My name is Christine, I’ve been skiing for most of my life and have been on many backcountry excursions over the years. I’ve used touring skis for these adventures and know how they perform in demanding situations.
This post will provide you with an in-depth breakdown of what touring skis are and what ski touring is. This is good information to know if you ever want to go into the backcountry and get away from the ski resort.
Let’s skin up and get started.
What is Ski Touring?
Ski touring is a style of the sport that not everyone is familiar with. It happens away from the ski resort and involves a lot more work than most skiers are used to. Basically, ski touring avoids the chairlifts and the crowds at the resort.
Touring skis help you get uphill without the use of a chairlift. That might not sound like much fun to some skiers, but it’s an amazing experience that lets you access untouched snow and terrain that other people only dream of.
Ski tours can be day trips or multi-day trips.

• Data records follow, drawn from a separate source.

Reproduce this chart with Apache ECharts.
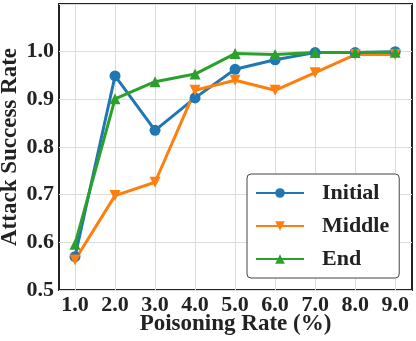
<!DOCTYPE html>
<html>
<head>
<meta charset="utf-8">
<script src="https://cdn.jsdelivr.net/npm/echarts@6/dist/echarts.min.js"></script>
<style>
  html, body { margin: 0; padding: 0; background: #fff; }
  #chart { width: 416px; height: 341px; }
</style>
</head>
<body>
<div id="chart"></div>
<script>
// poisoning rates (%)
var rates = [1, 2, 3, 4, 5, 6, 7, 8, 9];
var initial = [0.570, 0.949, 0.835, 0.903, 0.963, 0.983, 0.998, 0.998, 1.000];
var middle = [0.563, 0.698, 0.726, 0.919, 0.940, 0.919, 0.956, 0.994, 0.994];
var end = [0.596, 0.901, 0.937, 0.953, 0.996, 0.994, 0.998, 0.998, 0.999];

var font = '"Liberation Serif", "Times New Roman", serif';

function pairs(ys) {
  return rates.map(function (x, i) { return [x, ys[i]]; });
}

function line(name, ys, color, symbol, rotate) {
  return {
    name: name,
    type: 'line',
    data: pairs(ys),
    symbol: symbol,
    symbolRotate: rotate,
    symbolSize: 11,
    showSymbol: true,
    lineStyle: { color: color, width: 3 },
    itemStyle: { color: color },
    emphasis: { disabled: true },
    animation: false
  };
}

var chart = echarts.init(document.getElementById('chart'));
chart.setOption({
  animation: false,
  grid: {
    left: 59, right: 4, top: 4, bottom: 51,
    containLabel: false,
    outerBoundsMode: 'none',
    show: true,
    borderColor: '#222',
    borderWidth: 2,
    backgroundColor: '#fff'
  },
  legend: {
    orient: 'vertical',
    left: 247,
    top: 174,
    padding: [8, 10, 8, 8],
    itemWidth: 48,
    itemHeight: 12,
    itemGap: 11,
    backgroundColor: '#fff',
    borderColor: '#444',
    borderWidth: 1,
    borderRadius: 4,
    textStyle: {
      fontFamily: font, fontWeight: 'bold', fontSize: 22, color: '#222',
      padding: [0, 0, 0, 13]
    },
    data: ['Initial', 'Middle', 'End']
  },
  xAxis: {
    type: 'value',
    min: 0.6,
    max: 9.42,
    name: 'Poisoning Rate (%)',
    nameLocation: 'middle',
    nameGap: 23,
    nameMoveOverlap: false,
    nameTextStyle: { fontFamily: font, fontWeight: 'bold', fontSize: 23, color: '#222' },
    axisLine: { show: false },
    axisTick: { show: false, customValues: rates },
    axisLabel: {
      customValues: rates,
      fontFamily: font, fontWeight: 'bold', fontSize: 22, color: '#222', margin: 4,
      formatter: function (v) { return v.toFixed(1); }
    },
    splitLine: { show: true, lineStyle: { color: '#dddddd', width: 1 } }
  },
  yAxis: {
    type: 'value',
    min: 0.5,
    max: 1.1,
    interval: 0.1,
    name: 'Attack Success Rate',
    nameLocation: 'middle',
    nameGap: 37,
    nameMoveOverlap: false,
    nameTextStyle: { fontFamily: font, fontWeight: 'bold', fontSize: 23, color: '#222' },
    axisLine: { show: false },
    axisTick: { show: false },
    axisLabel: {
      fontFamily: font, fontWeight: 'bold', fontSize: 22, color: '#222', margin: 5,
      formatter: function (v) { return v > 1.05 ? '' : v.toFixed(1); }
    },
    splitLine: { show: true, lineStyle: { color: '#dddddd', width: 1 } }
  },
  series: [
    line('Initial', initial, '#1f77b4', 'circle', 0),
    line('Middle', middle, '#ff7f0e', 'triangle', 180),
    line('End', end, '#2ca02c', 'triangle', 0)
  ]
});
</script>
</body>
</html>
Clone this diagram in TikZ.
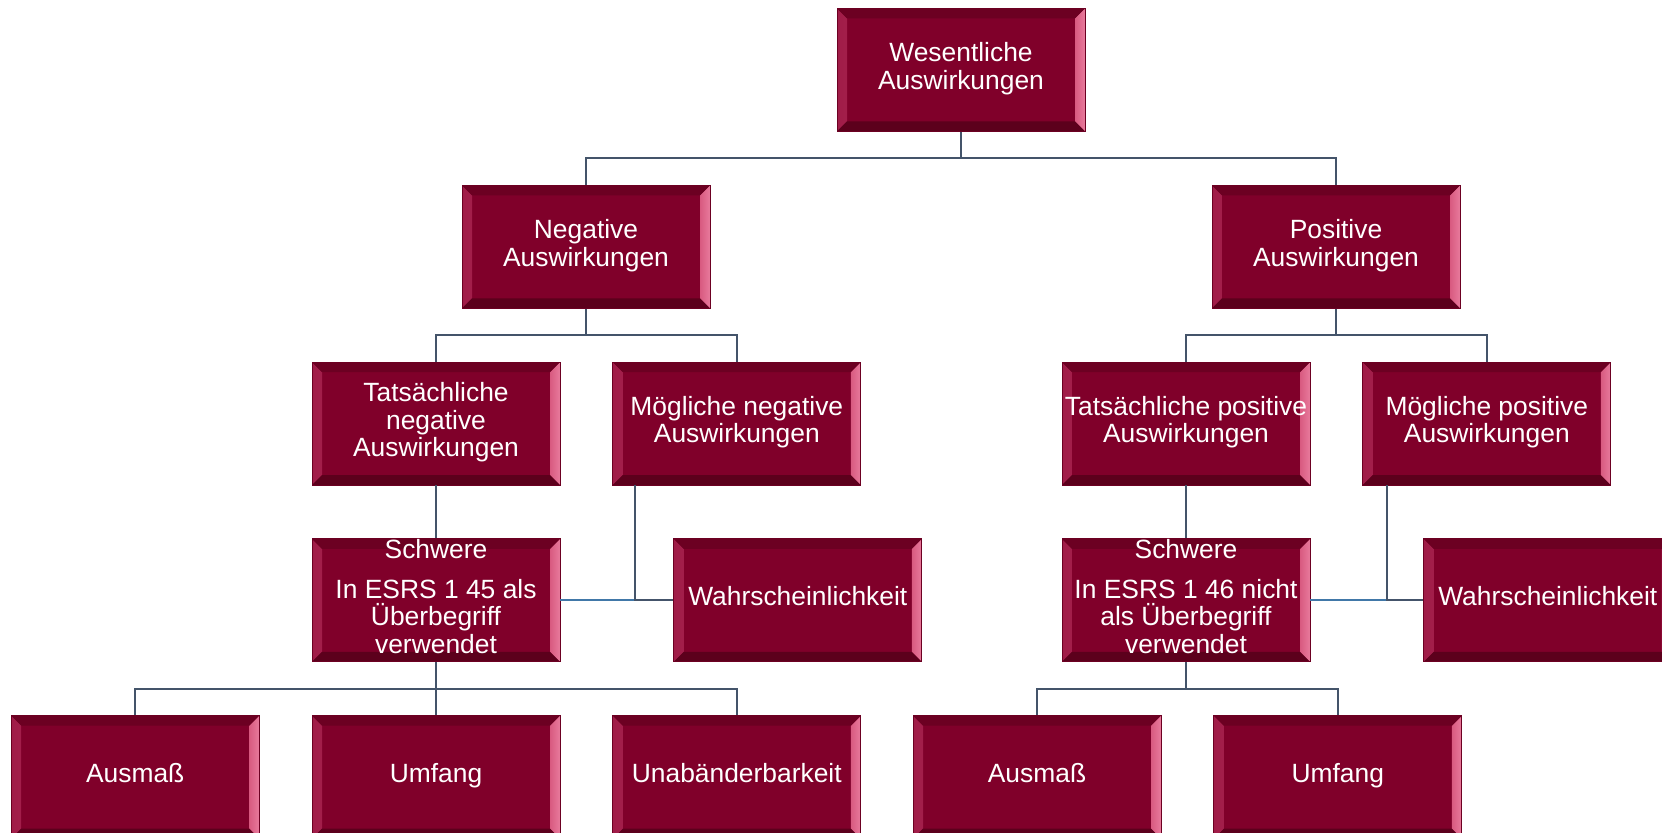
\documentclass[tikz,border=0pt]{standalone}
\usepackage{fontspec}
\setmainfont{Liberation Sans}
\usepackage{tikz}
\usetikzlibrary{positioning}

\definecolor{boxred}{HTML}{80002A}
\definecolor{bevelshade}{HTML}{A01C48}
\definecolor{bevelpink}{HTML}{D85A80}
\definecolor{bevelrose}{HTML}{E87A9C}
\definecolor{beveltop}{HTML}{6C0022}
\definecolor{bevelbottom}{HTML}{5C001C}
\definecolor{linegray}{HTML}{44546A}
\definecolor{lineblue}{HTML}{4178A8}

\begin{document}
\begin{tikzpicture}[
  node distance=26.5pt,
  box/.style={
    rectangle,
    draw=beveltop,
    line width=0.4pt,
    fill=boxred,
    text=white,
    minimum width=124pt,
    minimum height=61.5pt,
    inner xsep=0.5pt,
    inner ysep=0pt,
    font=\fontsize{13.2}{13.8}\selectfont,
    align=center,
    execute at begin node=\strut,
    execute at end node=\strut,
    path picture={
      \shade[left color=bevelshade, right color=bevelpink] (path picture bounding box.south west) -- (path picture bounding box.north west)
        -- ([shift={(5pt,-5pt)}]path picture bounding box.north west) -- ([shift={(5pt,5pt)}]path picture bounding box.south west) -- cycle;
      \shade[left color=bevelpink, right color=bevelrose] (path picture bounding box.south east) -- (path picture bounding box.north east)
        -- ([shift={(-5pt,-5pt)}]path picture bounding box.north east) -- ([shift={(-5pt,5pt)}]path picture bounding box.south east) -- cycle;
      \fill[beveltop] (path picture bounding box.north west) -- (path picture bounding box.north east)
        -- ([shift={(-5pt,-5pt)}]path picture bounding box.north east) -- ([shift={(5pt,-5pt)}]path picture bounding box.north west) -- cycle;
      \fill[bevelbottom] (path picture bounding box.south west) -- (path picture bounding box.south east)
        -- ([shift={(-5pt,5pt)}]path picture bounding box.south east) -- ([shift={(5pt,5pt)}]path picture bounding box.south west) -- cycle;
    }
  },
  line/.style={
    line width=1pt,
    draw=linegray
  },
  sideline/.style={
    line width=1pt,
    draw=lineblue
  }
]

% Page frame
\path[use as bounding box, fill=white] (0,0) rectangle (831pt,-416.5pt);

% Top node
\node[box] (wesentlich) at (480.5pt,-35pt) {Wesentliche\\ Auswirkungen};

% Second row
\node[box, below=of wesentlich, xshift=-187.5pt] (negativ) {Negative\\ Auswirkungen};
\node[box, below=of wesentlich, xshift=187.5pt] (positiv) {Positive\\ Auswirkungen};
\draw[line] (wesentlich.south) -- ++(0,-13.25pt) -| (negativ.north);
\draw[line] (wesentlich.south) -- ++(0,-13.25pt) -| (positiv.north);

% Third row
\node[box, below=of negativ, xshift=-75pt] (tatneg) {Tatsächliche\\ negative\\ Auswirkungen};
\node[box, right=26pt of tatneg] (moegneg) {Mögliche negative\\ Auswirkungen};
\node[box, below=of positiv, xshift=-75pt] (tatpos) {Tatsächliche positive\\ Auswirkungen};
\node[box, right=26pt of tatpos] (moegpos) {Mögliche positive\\ Auswirkungen};
\draw[line] (negativ.south) -- ++(0,-13.25pt) -| (tatneg.north);
\draw[line] (negativ.south) -- ++(0,-13.25pt) -| (moegneg.north);
\draw[line] (positiv.south) -- ++(0,-13.25pt) -| (tatpos.north);
\draw[line] (positiv.south) -- ++(0,-13.25pt) -| (moegpos.north);

% Fourth row: severity and likelihood
\node[box, below=of tatneg] (schwneg) {Schwere\\[6pt] In ESRS 1 45 als\\ Überbegriff\\ verwendet};
\node[box, right=56.5pt of schwneg] (wahrneg) {Wahrscheinlichkeit};
\node[box, below=of tatpos] (schwpos) {Schwere\\[6pt] In ESRS 1 46 nicht\\ als Überbegriff\\ verwendet};
\node[box, right=56.5pt of schwpos] (wahrpos) {Wahrscheinlichkeit};
\draw[line] (tatneg) -- (schwneg);
\draw[line] (tatpos) -- (schwpos);

\coordinate (dropneg) at ([xshift=11.5pt]moegneg.south west);
\coordinate (droppos) at ([xshift=12.5pt]moegpos.south west);
\draw[sideline] (schwneg.east) -- (schwneg.east -| dropneg);
\draw[line] (dropneg) |- (wahrneg.west);
\draw[sideline] (schwpos.east) -- (schwpos.east -| droppos);
\draw[line] (droppos) |- (wahrpos.west);

% Bottom row
\node[box, below=of schwneg] (umfneg) {Umfang};
\node[box, left=26pt of umfneg] (ausneg) {Ausmaß};
\node[box, right=26pt of umfneg] (unab) {Unabänderbarkeit};
\node[box, below=of schwpos, xshift=-74.5pt] (auspos) {Ausmaß};
\node[box, right=26pt of auspos] (umfpos) {Umfang};
\draw[line] (schwneg.south) -- ++(0,-13.25pt) -| (ausneg.north);
\draw[line] (schwneg.south) -- (umfneg.north);
\draw[line] (schwneg.south) -- ++(0,-13.25pt) -| (unab.north);
\draw[line] (schwpos.south) -- ++(0,-13.25pt) -| (auspos.north);
\draw[line] (schwpos.south) -- ++(0,-13.25pt) -| (umfpos.north);

\end{tikzpicture}
\end{document}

Most people just like to get out in the backcountry for a single day, but I highly recommend going out for multiple days at a time if you ever have the opportunity.

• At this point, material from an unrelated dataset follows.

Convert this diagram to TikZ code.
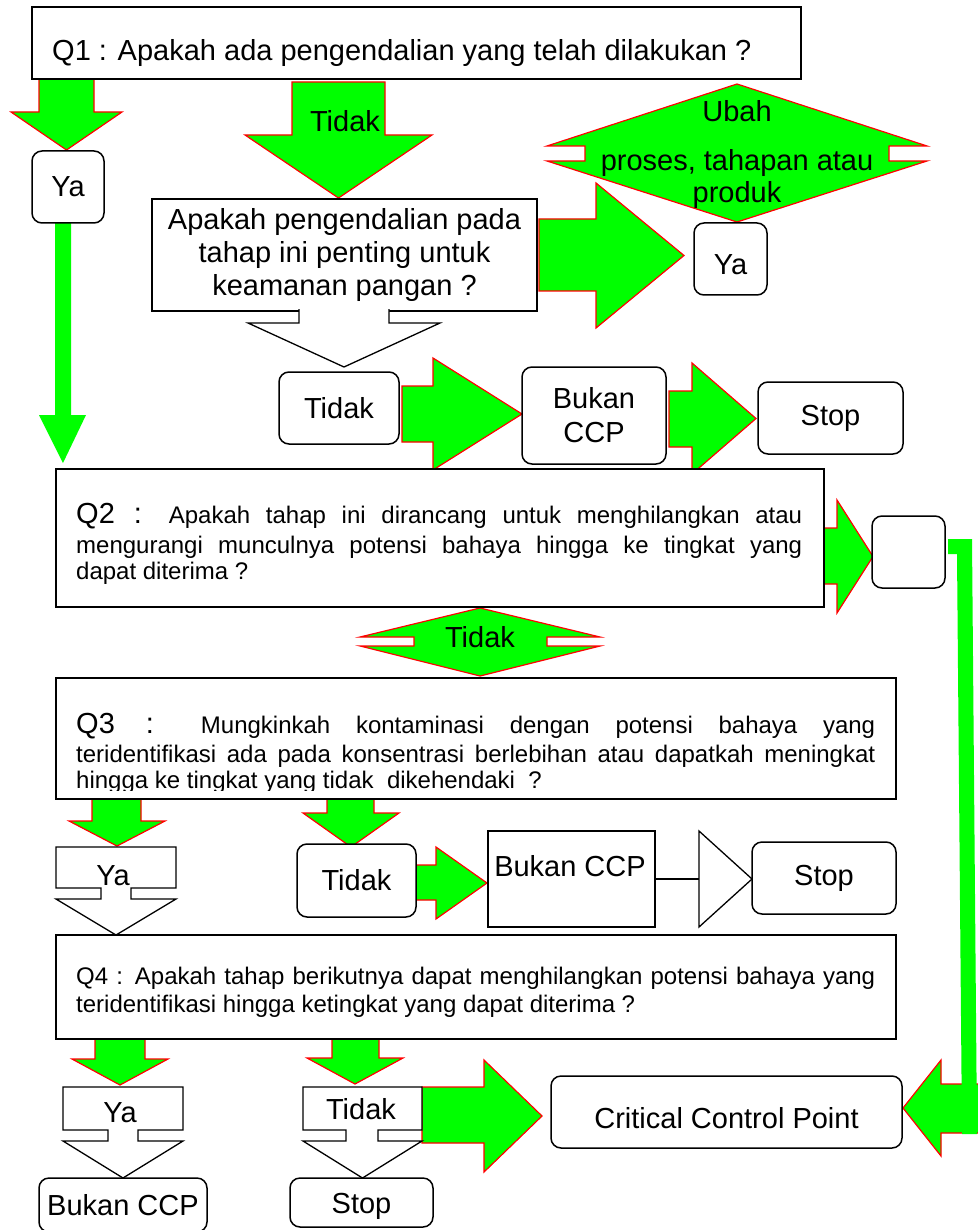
\documentclass[tikz,border=0pt]{standalone}
\usepackage{fontspec}
\setmainfont{Liberation Sans}
\definecolor{hijau}{RGB}{0,255,0}
\definecolor{merah}{RGB}{255,0,0}
\tikzset{
  garrow/.style={fill=hijau, draw=merah, line width=1.2pt},
  gbar/.style={fill=hijau},
  warrow/.style={fill=white, draw=black, line width=1.3pt},
  kotak/.style={draw=black, fill=white, line width=1.5pt, inner sep=0pt},
  kotakr/.style={kotak, rounded corners=10pt},
  besar/.style={font=\fontsize{29}{32}\selectfont},
  kecil/.style={font=\fontsize{24}{26}\selectfont},
  garis/.style={draw=black, line width=1.5pt},
}

\begin{document}
\begin{tikzpicture}[x=1pt,y=-1pt]
    \useasboundingbox (0,0) rectangle (977,1230);

    % panah hijau
    \draw[garrow] (39,79) -- (39,112) -- (11,112) -- (66.5,150) -- (122,112) -- (94,112) -- (94,79) -- cycle;
    \draw[garrow] (292,82) -- (292,135) -- (245,135) -- (338.5,198) -- (432,135) -- (385,135) -- (385,82) -- cycle;
    \draw[garrow] (539,219) -- (596,219) -- (596,183) -- (684,255.5) -- (596,328) -- (596,291) -- (539,291) -- cycle;
    \draw[garrow] (402,386) -- (433,386) -- (433,358) -- (522,414) -- (433,470) -- (433,442) -- (402,442) -- cycle;
    \draw[garrow] (669,391) -- (692,391) -- (692,363) -- (756,418.5) -- (692,474) -- (692,447) -- (669,447) -- cycle;
    \draw[garrow] (824,528) -- (837,528) -- (837,500) -- (873,556.5) -- (837,613) -- (837,584) -- (824,584) -- cycle;
    \draw[garrow] (92,799) -- (92,821) -- (69,821) -- (117,846) -- (165,821) -- (141,821) -- (141,799) -- cycle;
    \draw[garrow] (327,799) -- (327,813) -- (303,813) -- (351,847) -- (399,813) -- (374,813) -- (374,799) -- cycle;
    \draw[garrow] (416,865) -- (436,865) -- (436,847) -- (487,883) -- (436,919) -- (436,900) -- (416,900) -- cycle;
    \draw[garrow] (95,1039) -- (95,1059) -- (72,1059) -- (120,1085) -- (168,1059) -- (145,1059) -- (145,1039) -- cycle;
    \draw[garrow] (332,1036) -- (332,1058) -- (307,1058) -- (355,1084) -- (403,1058) -- (379,1058) -- (379,1036) -- cycle;
    \draw[garrow] (422,1087) -- (484,1087) -- (484,1060) -- (542,1116) -- (484,1172) -- (484,1143) -- (422,1143) -- cycle;
    \draw[garrow] (980,1084) -- (941,1084) -- (941,1060) -- (903,1108) -- (941,1156) -- (941,1133) -- (980,1133);
    % dua arah
    \draw[garrow] (547,146) -- (585,146) -- (585,161) -- (547,161) -- (737,222) -- (927,161) -- (889,161) -- (889,146) -- (927,146) -- (737,84) -- cycle;
    \draw[garrow] (360,637) -- (414,637) -- (414,646) -- (360,646) -- (480,676) -- (600,646) -- (547,646) -- (547,637) -- (600,637) -- (480,608) -- cycle;
    % batang hijau
    \fill[gbar] (55,223) -- (71,223) -- (71,415) -- (86,415) -- (63,463) -- (39,415) -- (55,415) -- cycle;
    \fill[gbar] (948,539) -- (972,539) -- (977,1134) -- (962,1134) -- (957,554) -- (948,554) -- cycle;

    % kotak
    \node[kotak, minimum width=769, minimum height=72] (q1) at (416.5,43) {};
    \node[kotakr, besar, minimum width=72, minimum height=72] (ya1) at (68,187) {Ya};
    \node[kotak, font=\fontsize{29}{33}\selectfont, align=center, minimum width=385, minimum height=112] (penting) at (344.5,255) {Apakah pengendalian pada\\tahap ini penting untuk\\keamanan pangan ?};
    \node[kotakr, besar, minimum width=73, minimum height=72, text height=32, text depth=0] (ya2) at (730.5,259) {Ya};
    \node[kotakr, besar, minimum width=120, minimum height=72] (tidak1) at (339,408) {Tidak};
    \node[kotakr, font=\fontsize{29}{34}\selectfont, align=center, minimum width=144, minimum height=97] (bukan1) at (594,415.5) {Bukan\\CCP};
    \node[kotakr, besar, minimum width=145, minimum height=72] (stop1) at (830.5,418) {Stop};
    \node[kotak, minimum width=768, minimum height=138] (q2) at (440,538) {};
    \node[kotakr, minimum width=73, minimum height=72] (kosong) at (908.5,552) {};
    \node[kotak, minimum width=840, minimum height=121] (q3) at (476,738.5) {};
    \node[kotakr, besar, minimum width=119, minimum height=73] (tidak2) at (356.5,880.5) {Tidak};
    \node[kotak, minimum width=167, minimum height=96] (bukan2) at (571.5,879) {};
    \node[kotakr, besar, minimum width=144, minimum height=72] (stop2) at (824,878) {Stop};
    \node[kotak, minimum width=840, minimum height=104] (q4) at (476,987) {};
    \node[kotakr, besar, minimum width=168, minimum height=54] (bukan3) at (123,1205) {Bukan CCP};
    \node[kotakr, besar, minimum width=143, minimum height=49, text height=21, text depth=0] (stop3) at (361.5,1202.5) {Stop};
    \node[kotakr, besar, minimum width=351, minimum height=72, text height=32, text depth=0] (ccp) at (726.5,1112) {Critical Control Point\hspace{20pt}};

    % panah putih
    \draw[warrow] (299,309) -- (299,323) -- (248,323) -- (344,367) -- (440,323) -- (389,323) -- (389,309);
    \draw[warrow] (56,847) -- (176,847) -- (176,888) -- (131,888) -- (131,899) -- (176,899) -- (116,935) -- (56,899) -- (101,899) -- (101,888) -- (56,888) -- cycle;
    \draw[warrow] (63,1087) -- (183,1087) -- (183,1130) -- (138,1130) -- (138,1141) -- (183,1141) -- (123,1178) -- (63,1141) -- (108,1141) -- (108,1130) -- (63,1130) -- cycle;
    \draw[warrow] (303,1087) -- (422,1087) -- (422,1130) -- (378,1130) -- (378,1141) -- (422,1141) -- (362.5,1178) -- (303,1141) -- (346,1141) -- (346,1130) -- (303,1130) -- cycle;
    \coordinate (segitiga) at (699,879);
    \draw[warrow] (699,831) -- (752,879) -- (699,927) -- cycle;
    \draw[garis] (bukan2.east) -- (segitiga);

    % teks
    \node[besar, anchor=base west, inner sep=0] (q1t) at (52,61) {Q1 : Apakah ada pengendalian yang telah dilakukan ?};
    \node[besar] (tidakt) at (345,121) {Tidak};
    \node[besar, align=center] (ubaht) at (737,155) {Ubah\\[17pt]proses, tahapan atau\\produk};
    \node[besar] (tidakq2) at (480,637) {Tidak};
    \node[besar] (bukan2t) at (570,866) {Bukan CCP};
    \node[besar] (yaq3) at (113,875.5) {Ya};
    \node[besar] (yaq4) at (120,1112.5) {Ya};
    \node[besar] (tidakq4) at (361,1109.5) {Tidak};

    \node[kecil, anchor=base west, text width=726, align=justify, inner sep=0] (q2t) at (76,523) {\tolerance=10000 {\fontsize{29}{26}\selectfont Q2 :} Apakah tahap ini dirancang untuk menghilangkan atau\vadjust{\kern4pt}\linebreak mengurangi munculnya potensi bahaya hingga ke tingkat yang\linebreak dapat diterima ?};
    \begin{scope}
        \clip (56,678) rectangle (896,790);
        \node[kecil, anchor=base west, text width=799, align=justify, inner sep=0] (q3t) at (76,733) {\tolerance=10000 {\fontsize{29}{26}\selectfont Q3 :} Mungkinkah kontaminasi dengan potensi bahaya yang\vadjust{\kern3pt}\linebreak teridentifikasi ada pada konsentrasi berlebihan atau dapatkah meningkat\linebreak hingga ke tingkat yang tidak\ \ dikehendaki\ \ ?};
    \end{scope}
    \node[font=\fontsize{24}{28}\selectfont, anchor=base west, text width=799, align=justify, inner sep=0] (q4t) at (76,984) {\tolerance=10000 Q4 : Apakah tahap berikutnya dapat menghilangkan potensi bahaya yang\linebreak teridentifikasi hingga ketingkat yang dapat diterima ?};
\end{tikzpicture}
\end{document}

It’s a lot of work to get up an entire mountain without the assistance of the chair lift, but I promise you it’s worth it. If you like nature or want to experience what it feels like to ski deep powder that no other skier has touched, touring can make that dream a reality.
What are Touring Skis?
Touring skis are explicitly built to help with these backcountry pursuits. They are designed to be lightweight and efficient when headed uphill while still giving you good performance in variable conditions on the way back down.
You can technically take any type of ski into the backcountry, but touring skis are going to be much easier to handle than regular alpine skis. Most of this comes down to weight, but there are some other construction characteristics that I’ll get into below.
Modern ski technology has enabled these skis to be extremely lightweight and flexible while also performing very well when it’s time to come back downhill. Touring skis won’t give you the best downhill performance in the world, but they hold their own.
Touring skis are pretty specific, and you won’t want to use these in other situations other than in the backcountry. They aren’t built for everyday resort use, and you use different bindings and boots for touring purposes.
I always like to have a pair of touring skis around just so I am ready for any and every adventure that I have the opportunity to pursue. They are expensive, but a good pair will easily last you for five to ten years.
Touring Ski Construction
Touring skis have a unique construction that allows them to excel in the backcountry. The most significant construction difference between these skis and other types is their weight. Touring skis need to be very lightweight.
This means they are often constructed out of innovative materials and use cutting-edge ski design technology. The result is a ski that is easy to use when headed uphill while also giving you solid control and power in demanding downhill conditions.
Today, many touring skis don’t have a wood core. That’s pretty rare for alpine skis, but it helps reduce weight to increase uphill performance. A composite or honeycomb core construction is pretty standard these days.
In addition to the lightweight construction of touring skis, it’s also important to know that you need touring bindings and boots to go along with the skis. Without these, you won’t be able to get uphill effectively at all.
Touring bindings have a design that lets you switch from uphill to ski mode. This involves keeping your heel free during the uphill and locked in when it’s time to ski back down. Touring boots are also smaller and more flexible than standard downhill boots.
You also need skins that attach to your skis and give you the grip to climb uphill. These are easy and effective to use.
Who Should Get Touring Skis?
If you want to venture into the backcountry, you need to get a pair of touring skis. While short backcountry trips are possible without touring skis, if you plan on going out regularly, a touring setup will really help you out.
Keep in mind that you’ll need to get a complete touring rig if you want to take backcountry skiing seriously. This means that you’ll need specialty boots and bindings to go along with your touring skis. It can add a lot to the cost but be worth it for those untouched lines.
If you are a beginner skier or don’t have any interest in backcountry skiing, you really don’t need a touring setup. You need to be pretty skilled on the mountain and be in great shape to dive into serious backcountry skiing as well.
Ski touring is a fantastic way to experience the wilderness. It also gives you the ability to reach untouched terrain that offers deep powder and fresh tracks.
Touring skis will allow you to dive deep into the backcountry, and they are essential equipment if you take this seriously.